Exel Composites Q1'25: Possible pause in nascent market recovery
Translation: Original published in Finnish on 5/9/2025 at 8:00 am EEST.
Exel's operational development in Q1 was slightly ahead of our forecast, and the company's order flow also continued to pick up, supported in part by a wind power order received early in the year. The market had indeed shown signs of recovery in the beginning of the year, before the build-up of geopolitical and trade policy tensions. The company expects that the current uncertainty may delay customer decisions in the coming months. However, this did not impact the guidance for the current year. Given the overall picture, we made only small positive changes to our forecasts. We believe the stock is fully priced in the short term and thus reiterate our Reduce recommendation but raise our target price to EUR 0.38 (was EUR 0.35) in line with the forecast changes.
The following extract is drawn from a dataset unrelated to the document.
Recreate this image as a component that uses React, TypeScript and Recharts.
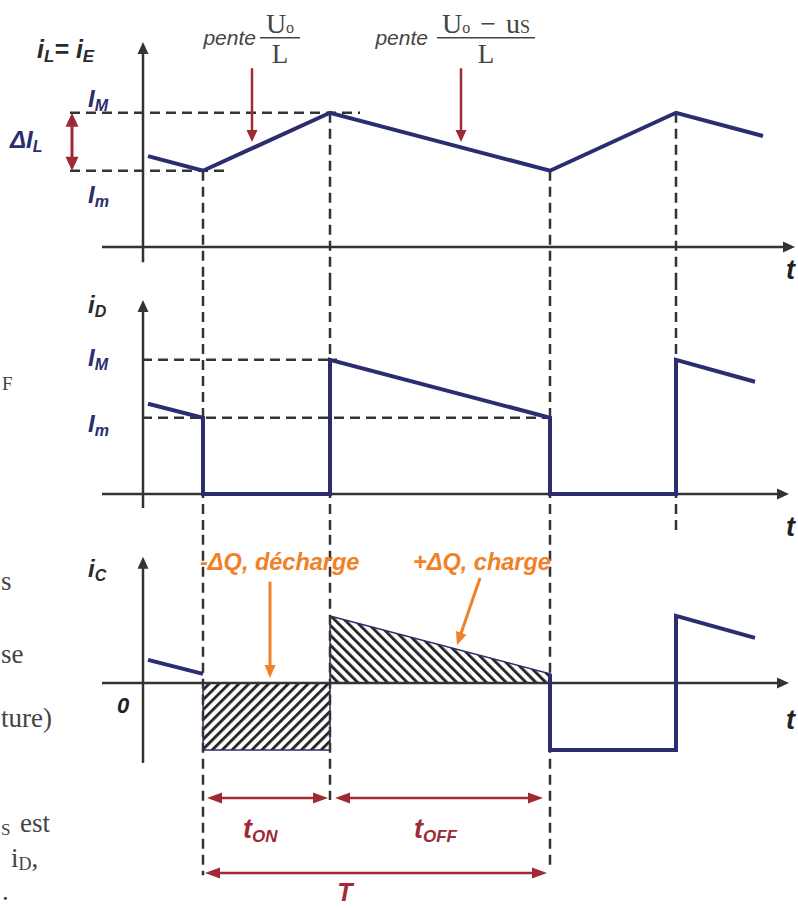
import React from 'react';
import { ComposedChart, Line, Area, XAxis, YAxis, ReferenceLine, ReferenceDot } from 'recharts';

const WIDTH = 798;
const HEIGHT = 908;
const PX_PER_UNIT = 61;

const SANS = '"Liberation Sans", Arial, Helvetica, sans-serif';
const SERIF = '"Liberation Serif", "Times New Roman", serif';

const NAVY = '#2b2d6e';
const INK = '#333333';
const RED = '#9e2a33';
const ORANGE = '#f08126';

// Time axis (0 sits on the vertical axes)
const timeDomain = [-1.43, 6.55];
const switchTimes = [0.6, 1.87, 4.07, 5.33];

// Current levels
const IM = 2.2;
const Im = 1.25;

// Inductor current iL = iE
const iLTimes = [0.05, 0.6, 1.87, 4.07, 5.33, 6.2];
const iLValues = [1.49, 1.25, 2.2, 1.25, 2.2, 1.82];

// Diode current iD
const iDTimes = [0.05, 0.6, 0.6, 1.87, 1.87, 4.07, 4.07, 5.33, 5.33, 6.12];
const iDValues = [1.48, 1.25, 0, 0, 2.2, 1.25, 0, 0, 2.2, 1.84];

// Capacitor current iC = iD - Io
const iCTimes = [0.05, 0.6, 0.6, 1.87, 1.87, 4.07, 4.07, 5.33, 5.33, 6.12];
const iCValues = [0.38, 0.15, -1.1, -1.1, 1.1, 0.15, -1.1, -1.1, 1.1, 0.74];

type Pt = { t: number; v: number };
const zip = (ts: number[], vs: number[]): Pt[] => ts.map((t, i) => ({ t, v: vs[i] }));

const iLData = zip(iLTimes, iLValues);
const iDData = zip(iDTimes, iDValues);
const iCData = zip(iCTimes, iCValues);
const iCHead = iCData.slice(0, 2);
const iCTail = iCData.slice(5);
// shaded charge areas (between the curve and zero)
const dischargeData: Pt[] = [{ t: iCTimes[2], v: 0 }, ...iCData.slice(2, 4), { t: iCTimes[3], v: 0 }];
const chargeData: Pt[] = [{ t: iCTimes[4], v: 0 }, ...iCData.slice(4, 6), { t: iCTimes[5], v: 0 }];

// Each panel has its own y axis; the row where zero lands stacks them
const zeroRow = { iL: 247, iD: 494, iC: 683 };
const domainFor = (row: number) => [(row - HEIGHT) / PX_PER_UNIT, row / PX_PER_UNIT];

type ArrowOpts = { color: string; width: number; len: number; half: number; start?: boolean; end?: boolean };
const arrowShape = (o: ArrowOpts) => (p: any) => {
  const { x1, y1, x2, y2 } = p;
  const L = Math.hypot(x2 - x1, y2 - y1) || 1;
  const ux = (x2 - x1) / L;
  const uy = (y2 - y1) / L;
  const head = (tx: number, ty: number, dx: number, dy: number) => {
    const bx = tx - dx * o.len;
    const by = ty - dy * o.len;
    return `${tx},${ty} ${bx - dy * o.half},${by + dx * o.half} ${bx + dy * o.half},${by - dx * o.half}`;
  };
  const hasEnd = o.end !== false;
  const sx = o.start ? x1 + ux * o.len * 0.6 : x1;
  const sy = o.start ? y1 + uy * o.len * 0.6 : y1;
  const ex = hasEnd ? x2 - ux * o.len * 0.6 : x2;
  const ey = hasEnd ? y2 - uy * o.len * 0.6 : y2;
  return (
    <g>
      <line x1={sx} y1={sy} x2={ex} y2={ey} stroke={o.color} strokeWidth={o.width} />
      {hasEnd && <polygon points={head(x2, y2, ux, uy)} fill={o.color} />}
      {o.start && <polygon points={head(x1, y1, -ux, -uy)} fill={o.color} />}
    </g>
  );
};

const axisArrow = arrowShape({ color: INK, width: 2.5, len: 12, half: 5.5 });
const redArrow = arrowShape({ color: RED, width: 2.5, len: 12, half: 5.5 });
const dimArrow = arrowShape({ color: RED, width: 2.5, len: 15, half: 5.5, start: true });
const spanArrow = arrowShape({ color: RED, width: 3, len: 14, half: 6.5, start: true });
const orangeArrow = arrowShape({ color: ORANGE, width: 3, len: 13, half: 5.5 });

const seg = (key: string, axis: string, t1: number, v1: number, t2: number, v2: number, shape?: any, dashed = false) => (
  <ReferenceLine
    key={key}
    yAxisId={axis}
    segment={[{ x: t1, y: v1 }, { x: t2, y: v2 }]}
    stroke={INK}
    strokeWidth={2.5}
    strokeDasharray={dashed ? '10 6' : undefined}
    shape={shape}
  />
);

const tag = (key: string, axis: string, t: number, v: number, draw: (x: number, y: number) => React.ReactElement) => (
  <ReferenceDot key={key} yAxisId={axis} x={t} y={v} r={0} fill="none" stroke="none" shape={(p: any) => draw(p.cx, p.cy)} />
);

const bold = { fontFamily: SANS, fontWeight: 'bold' as const, fontStyle: 'italic' as const };

const sym = (main: string, sub: string, color: string, size = 24, subSize = 16) => (x: number, y: number) => (
  <text x={x} y={y} fill={color} fontSize={size} {...bold}>
    {main}
    <tspan fontSize={subSize} dy={4}>{sub}</tspan>
  </text>
);

const slopeLabel = (numer: React.ReactNode, half: number, penteGap: number) => (x: number, y: number) => (
  <g>
    <text x={x - penteGap} y={y + 7} fill="#444" fontFamily={SANS} fontStyle="italic" fontSize={21} textAnchor="end">
      pente
    </text>
    <text x={x} y={y - 5} fill="#444" fontFamily={SERIF} fontSize={28} textAnchor="middle">
      {numer}
    </text>
    <line x1={x - half} y1={y} x2={x + half} y2={y} stroke="#444" strokeWidth={1.5} />
    <text x={x} y={y + 25} fill="#444" fontFamily={SERIF} fontSize={27} textAnchor="middle">
      L
    </text>
  </g>
);

// Panel limits (in each panel's own units) used by the vertical guides
const iLBottom = -0.54;
const iDTop = 3.51;
const iDBottom = -0.67;
const iCTop = 2.43;
const guideEndsIC = [-3.15, -1.92, -3.07];

export default function App() {
  return (
    <div style={{ position: 'absolute', left: 0, top: 0, width: WIDTH, height: HEIGHT, background: '#fff' }}>
      <svg width={WIDTH} height={HEIGHT} style={{ position: 'absolute', left: 0, top: 0 }}>
        <defs>
          <pattern id="hatchRise" patternUnits="userSpaceOnUse" width="7" height="7" patternTransform="rotate(45)">
            <rect width="7" height="7" fill="#fff" />
            <rect x="0" y="0" width="2.8" height="7" fill="#222" />
          </pattern>
          <pattern id="hatchFall" patternUnits="userSpaceOnUse" width="7" height="7" patternTransform="rotate(-45)">
            <rect width="7" height="7" fill="#fff" />
            <rect x="0" y="0" width="2.8" height="7" fill="#222" />
          </pattern>
        </defs>
        <g fill="#444" fontFamily={SERIF} fontSize={27}>
          <text x={2} y={390} fontSize={19}>F</text>
          <text x={1} y={590}>s</text>
          <text x={1} y={663}>se</text>
          <text x={1} y={727}>ture)</text>
          <text x={1} y={835} fontSize={17}>S</text>
          <text x={20} y={832}>est</text>
          <text x={11} y={867}>
            i<tspan fontSize={18} dy={3}>D</tspan>
            <tspan dy={-3}>,</tspan>
          </text>
          <text x={2} y={900}>.</text>
        </g>
      </svg>
      <div style={{ position: 'absolute', left: 0, top: 0 }}>
        <ComposedChart width={WIDTH} height={HEIGHT} margin={{ top: 0, right: 0, bottom: 0, left: 0 }}>
          <XAxis type="number" dataKey="t" domain={timeDomain} allowDataOverflow hide />
          <YAxis yAxisId="iL" type="number" dataKey="v" domain={domainFor(zeroRow.iL)} allowDataOverflow hide />
          <YAxis yAxisId="iD" type="number" dataKey="v" domain={domainFor(zeroRow.iD)} allowDataOverflow hide />
          <YAxis yAxisId="iC" type="number" dataKey="v" domain={domainFor(zeroRow.iC)} allowDataOverflow hide />

          {/* vertical guides at the switching instants */}
          {switchTimes.map((t, i) => seg(`gL${i}`, 'iL', t, i % 2 === 0 ? Im : IM, t, iLBottom, undefined, true))}
          {switchTimes.map((t, i) => seg(`gD${i}`, 'iD', t, iDTop, t, iDBottom, undefined, true))}
          {guideEndsIC.map((v, i) => seg(`gC${i}`, 'iC', switchTimes[i], iCTop, switchTimes[i], v, undefined, true))}

          {/* level guides */}
          {seg('hL1', 'iL', -0.73, IM, 2.17, IM, undefined, true)}
          {seg('hL2', 'iL', -0.73, Im, 0.87, Im, undefined, true)}
          {seg('hD1', 'iD', -0.01, IM, 1.94, IM, undefined, true)}
          {seg('hD2', 'iD', -0.01, Im, 4.14, Im, undefined, true)}

          {/* axes */}
          {seg('yL', 'iL', 0, -0.25, 0, 3.36, axisArrow)}
          {seg('xL', 'iL', -0.41, 0, 6.52, 0, axisArrow)}
          {seg('yD', 'iD', 0, -0.23, 0, 3.18, axisArrow)}
          {seg('xD', 'iD', -0.41, 0, 6.46, 0, axisArrow)}
          {seg('yC', 'iC', 0, -1.31, 0, 2.07, axisArrow)}
          {seg('xC', 'iC', -0.41, 0, 6.46, 0, axisArrow)}

          {/* ripple, slope and timing arrows */}
          {seg('dIL', 'iL', -0.71, Im, -0.71, IM, spanArrow)}
          {seg('p1', 'iL', 1.09, 2.93, 1.09, 1.72, redArrow)}
          {seg('p2', 'iL', 3.18, 2.93, 3.18, 1.72, redArrow)}
          {seg('ton', 'iC', 0.64, -1.885, 1.85, -1.885, dimArrow)}
          {seg('toff', 'iC', 1.92, -1.885, 4.0, -1.885, dimArrow)}
          {seg('per', 'iC', 0.62, -3.115, 4.04, -3.115, dimArrow)}
          {seg('qd', 'iC', 1.27, 1.66, 1.27, 0.08, orangeArrow)}
          {seg('qc', 'iC', 3.37, 1.72, 3.14, 0.62, orangeArrow)}

          <Area yAxisId="iC" data={dischargeData} dataKey="v" type="linear" baseValue={0} fill="url(#hatchRise)" fillOpacity={1} stroke={NAVY} strokeWidth={1.5} isAnimationActive={false} dot={false} activeDot={false} />
          <Area yAxisId="iC" data={chargeData} dataKey="v" type="linear" baseValue={0} fill="url(#hatchFall)" fillOpacity={1} stroke={NAVY} strokeWidth={1.5} isAnimationActive={false} dot={false} activeDot={false} />

          <Line yAxisId="iL" data={iLData} dataKey="v" type="linear" stroke={NAVY} strokeWidth={4} dot={false} activeDot={false} isAnimationActive={false} />
          <Line yAxisId="iD" data={iDData} dataKey="v" type="linear" stroke={NAVY} strokeWidth={4} strokeLinejoin="miter" dot={false} activeDot={false} isAnimationActive={false} />
          <Line yAxisId="iC" data={iCHead} dataKey="v" type="linear" stroke={NAVY} strokeWidth={4} dot={false} activeDot={false} isAnimationActive={false} />
          <Line yAxisId="iC" data={iCTail} dataKey="v" type="linear" stroke={NAVY} strokeWidth={4} strokeLinejoin="miter" dot={false} activeDot={false} isAnimationActive={false} />

          {/* labels */}
          {tag('tL', 'iL', -1.06, 3.1, (x, y) => (
            <text x={x} y={y} fill="#2a2a2a" fontSize={25} {...bold}>
              i<tspan fontSize={17} dy={4}>L</tspan>
              <tspan dy={-4}>= i</tspan>
              <tspan fontSize={17} dy={4}>E</tspan>
            </text>
          ))}
          {tag('lIM1', 'iL', -0.55, 2.3, sym('I', 'M', NAVY))}
          {tag('lIm1', 'iL', -0.55, 0.72, sym('I', 'm', NAVY))}
          {tag('lDI', 'iL', -1.33, 1.62, sym('ΔI', 'L', NAVY))}
          {tag('tt1', 'iL', 6.43, -0.52, (x, y) => <text x={x} y={y} fill="#222" fontSize={27} {...bold}>t</text>)}
          {tag('s1', 'iL', 1.37, 3.43, slopeLabel(
            <>U<tspan fontSize={16}>o</tspan></>, 20, 24))}
          {tag('s2', 'iL', 3.43, 3.43, slopeLabel(
            <>U<tspan fontSize={16}>o</tspan><tspan dx={10}>−</tspan><tspan dx={10}>u</tspan><tspan fontSize={18}>S</tspan></>, 49, 58))}

          {tag('tD', 'iD', -0.55, 2.97, sym('i', 'D', '#2a2a2a'))}
          {tag('lIM2', 'iD', -0.55, 2.1, sym('I', 'M', NAVY))}
          {tag('lIm2', 'iD', -0.55, 1.02, sym('I', 'm', NAVY))}
          {tag('tt2', 'iD', 6.43, -0.69, (x, y) => <text x={x} y={y} fill="#222" fontSize={27} {...bold}>t</text>)}

          {tag('tC', 'iC', -0.55, 1.74, sym('i', 'C', '#2a2a2a'))}
          {tag('zero', 'iC', -0.26, -0.49, (x, y) => <text x={x} y={y} fill="#222" fontSize={22} {...bold}>0</text>)}
          {tag('tt3', 'iC', 6.43, -0.75, (x, y) => <text x={x} y={y} fill="#222" fontSize={27} {...bold}>t</text>)}
          {tag('qdl', 'iC', 0.57, 1.85, (x, y) => <text x={x} y={y} fill={ORANGE} fontSize={23.5} {...bold}>-ΔQ, décharge</text>)}
          {tag('qcl', 'iC', 2.7, 1.85, (x, y) => <text x={x} y={y} fill={ORANGE} fontSize={23.5} {...bold}>+ΔQ, charge</text>)}
          {tag('lon', 'iC', 1.0, -2.54, sym('t', 'ON', RED, 27, 17))}
          {tag('loff', 'iC', 2.71, -2.54, sym('t', 'OFF', RED, 27, 17))}
          {tag('lT', 'iC', 2.02, -3.58, (x, y) => <text x={x} y={y} fill={RED} fontSize={25} textAnchor="middle" {...bold}>T</text>)}
        </ComposedChart>
      </div>
    </div>
  );
}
Start of the year slightly above forecasts
In Q1, the company's revenue grew 8% year-on-year to 25.3 MEUR, up from a sluggish comparison period and slightly above our expectations. Among customer industries, Transportation in particular grew (+38% y/y), partly supported by early demand from customers preparing for the closure of Exel's Belgian factory. Adjusted EBIT amounted to 0.7 MEUR, which was well above our estimates. We estimate that the earnings beat was due to one-off costs (0.6 MEUR) related to the closure of the Belgian factory and the relocation of production, the impact of which we had not taken into account in the adjustment items. The reported result was indeed in line with our forecast. At the bottom of the income statement, net financial expenses were significantly higher than our expectations, which we believe were influenced by non-cash FX movements on intercompany loans. On the other hand, order intake in Q1 (35 MEUR) remained positive as at the end of last year, but it should be noted that the orders received were supported by the 10 MEUR wind power order with a longer delivery time announced in February. The company commented that the year began with improving market conditions, which slowed in April due to geopolitical and trade policy tensions.
Guidance unchanged and minor estimate changes
As expected, Exel reiterated its guidance and expects its revenue to increase (2024: 100 MEUR) and its adjusted EBIT to increase significantly compared to last year (2024: 1.7 MEUR). According to the company, however, increased uncertainty may delay customers' decision-making and slow down order intake and deliveries in the near term. We therefore estimate that the market situation was heading for an improvement, but with the increased uncertainty, the recovery will take at least a temporary pause while customers wait for the situation to clear up. At the same time, the comfortable level of the order book (43 MEUR, the highest since Q2'22), given the nature of the business, supports progress. However, in view of this overall picture and the actual developments, we have made only minor positive revisions to our forecasts for the coming years in absolute terms. We continue to expect Exel's growth to accelerate more clearly only next year, driven by larger wind power contracts and their deliveries. For the current year, however, we expect the company's revenue to increase to 107 MEUR (was 105 MEUR) and adjusted EBIT to 5.2 MEUR (was 4.5 MEUR).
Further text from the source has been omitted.